> **DATA EXCERPT**
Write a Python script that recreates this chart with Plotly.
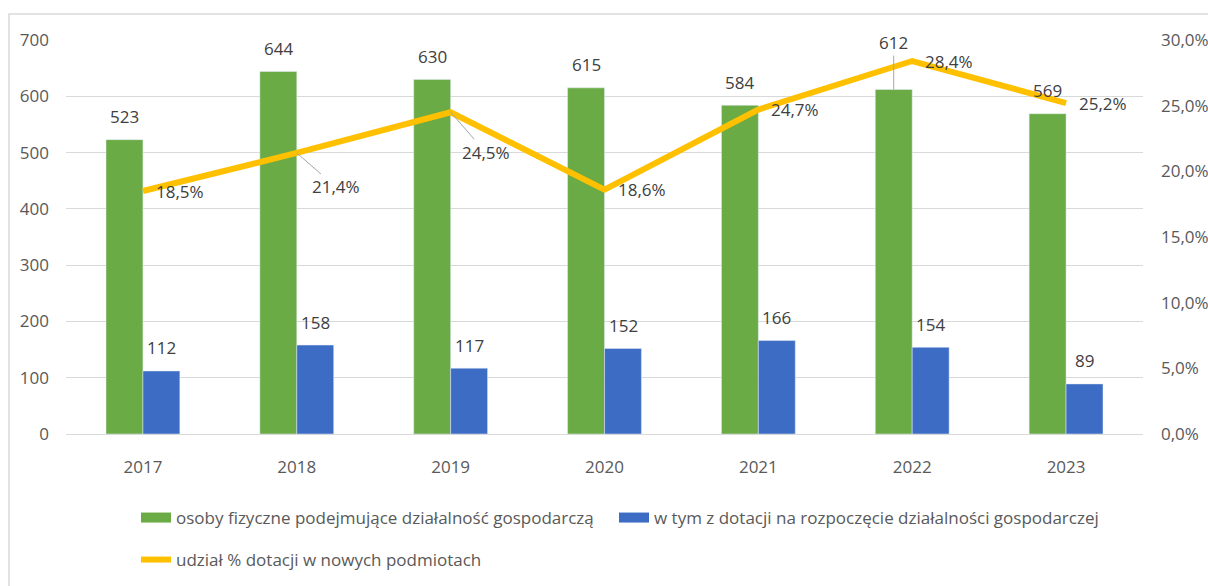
import plotly.graph_objects as go

years = ["2017", "2018", "2019", "2020", "2021", "2022", "2023"]
osoby = [523, 644, 630, 615, 584, 612, 569]
dotacje = [112, 158, 117, 152, 166, 154, 89]
udzial = [0.185, 0.214, 0.245, 0.186, 0.247, 0.284, 0.252]

name_osoby = "osoby fizyczne podejmujące działalność gospodarczą"
name_dot = "w tym z dotacji na rozpoczęcie działalności gospodarczej"
name_udz = "udział % dotacji w nowych podmiotach"

GREEN = "#6aab45"
BLUE = "#3d6cc5"
YELLOW = "#ffc000"
FONT = "Open Sans"
TXT = "#404040"
AX = "#595959"
GRID = "#d9d9d9"

fig = go.Figure()
fig.add_trace(go.Bar(x=years, y=osoby, name=name_osoby, marker_color=GREEN,
                     showlegend=False, offsetgroup="a"))
fig.add_trace(go.Bar(x=years, y=dotacje, name=name_dot, marker_color=BLUE,
                     showlegend=False, offsetgroup="b"))
fig.add_trace(go.Scatter(x=years, y=udzial, name=name_udz, yaxis="y2", mode="lines",
                         line=dict(color=YELLOW, width=6), showlegend=False))

# legend-only entries
fig.add_trace(go.Scatter(x=[None], y=[None], mode="lines", name=name_osoby,
                         line=dict(color=GREEN, width=13), legend="legend"))
fig.add_trace(go.Scatter(x=[None], y=[None], mode="lines", name=name_dot,
                         line=dict(color=BLUE, width=13), legend="legend2"))
fig.add_trace(go.Scatter(x=[None], y=[None], mode="lines", name=name_udz,
                         line=dict(color=YELLOW, width=6), legend="legend3"))

annotations = []
lbl_font = dict(family=FONT, size=17, color=TXT)
# annotation x uses the category serial number (numeric-looking category names)
for i, (yr, v) in enumerate(zip(years, osoby)):
    if yr == "2022":
        annotations.append(dict(x=i, y=v, xref="x", yref="y", text=str(v), showarrow=True,
                                arrowhead=0, arrowwidth=1, arrowcolor="#a6a6a6",
                                ax=0, ay=-47, xshift=-18.5, font=lbl_font))
    else:
        annotations.append(dict(x=i, y=v, xref="x", yref="y", text=str(v), showarrow=False,
                                xshift=-18.5, yshift=23, font=lbl_font))
for i, v in enumerate(dotacje):
    annotations.append(dict(x=i, y=v, xref="x", yref="y", text=str(v), showarrow=False,
                            xshift=18.5, yshift=23, font=lbl_font))

leader = {"2018": (39, 34), "2019": (35, 40)}
for i, (yr, v) in enumerate(zip(years, udzial)):
    txt = f"{v*100:.1f}%".replace(".", ",")
    if yr in leader:
        ax, ay = leader[yr]
        annotations.append(dict(x=i, y=v, xref="x", yref="y2", text=txt, showarrow=True,
                                arrowhead=0, arrowwidth=1, arrowcolor="#a6a6a6",
                                ax=ax, ay=ay, font=lbl_font))
    else:
        annotations.append(dict(x=i, y=v, xref="x", yref="y2", text=txt, showarrow=False,
                                xanchor="left", xshift=11, font=lbl_font))

W, H = 1208, 586
PL, PR, PT, PB = 66, 1143, 40, 434   # plot area in page pixels
L, R, T, B = PL, W - PR, PT, H - PB
pw, ph = PR - PL, PB - PT

def px(xp):
    return (xp - PL) / pw

def py(yp):
    return (PB - yp) / ph

leg_font = dict(family=FONT, size=17, color=AX)
fig.update_layout(
    width=W, height=H,
    margin=dict(l=L, r=R, t=T, b=B, pad=0, autoexpand=False),
    paper_bgcolor="white", plot_bgcolor="white",
    separators=", ",
    barmode="group", bargap=0.52, bargroupgap=0,
    font=dict(family=FONT, size=17, color=AX),
    xaxis=dict(type="category", range=[-0.5, len(years) - 0.5], showgrid=False,
               showline=True, linecolor=GRID, linewidth=1, automargin=False,
               ticks="", ticklabelstandoff=18, tickfont=dict(size=17, color=AX)),
    yaxis=dict(range=[0, 700], dtick=100, showgrid=True, gridcolor=GRID, gridwidth=1,
               zeroline=False, ticks="", ticklabelstandoff=16, automargin=False,
               tickfont=dict(size=17, color=AX)),
    yaxis2=dict(range=[0, 0.30], dtick=0.05, tickformat=".1%", overlaying="y", side="right",
                showgrid=False, zeroline=False, ticks="", ticklabelstandoff=17,
                automargin=False, tickfont=dict(size=17, color=AX)),
    legend=dict(orientation="h", x=px(136), y=py(518), xanchor="left", yanchor="middle",
                font=leg_font, bgcolor="rgba(0,0,0,0)"),
    legend2=dict(orientation="h", x=px(614), y=py(518), xanchor="left", yanchor="middle",
                 font=leg_font, bgcolor="rgba(0,0,0,0)"),
    legend3=dict(orientation="h", x=px(136), y=py(560), xanchor="left", yanchor="middle",
                 font=leg_font, bgcolor="rgba(0,0,0,0)"),
    annotations=annotations,
    shapes=[dict(type="rect", xref="paper", yref="paper",
                 x0=px(9), x1=px(1300), y0=py(700), y1=py(14),
                 line=dict(color=GRID, width=1.5), fillcolor="rgba(0,0,0,0)", layer="below")],
)

# remove the default 8px page margin so the figure fills the window exactly
fig.write_html("out.html", config={"displayModeBar": False},
               post_script="document.body.style.margin='0';")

> **STATED GOAL**
Could the lines from the top of the material through the line with "udzial = [0.185, 0.214, 0.245, 0.186, 0.247, 0.284, 0.252]" be repeated exactly, pictures left out?

> **THE RESULT**
Write a Python script that recreates this chart with Plotly.
import plotly.graph_objects as go

years = ["2017", "2018", "2019", "2020", "2021", "2022", "2023"]
osoby = [523, 644, 630, 615, 584, 612, 569]
dotacje = [112, 158, 117, 152, 166, 154, 89]
udzial = [0.185, 0.214, 0.245, 0.186, 0.247, 0.284, 0.252]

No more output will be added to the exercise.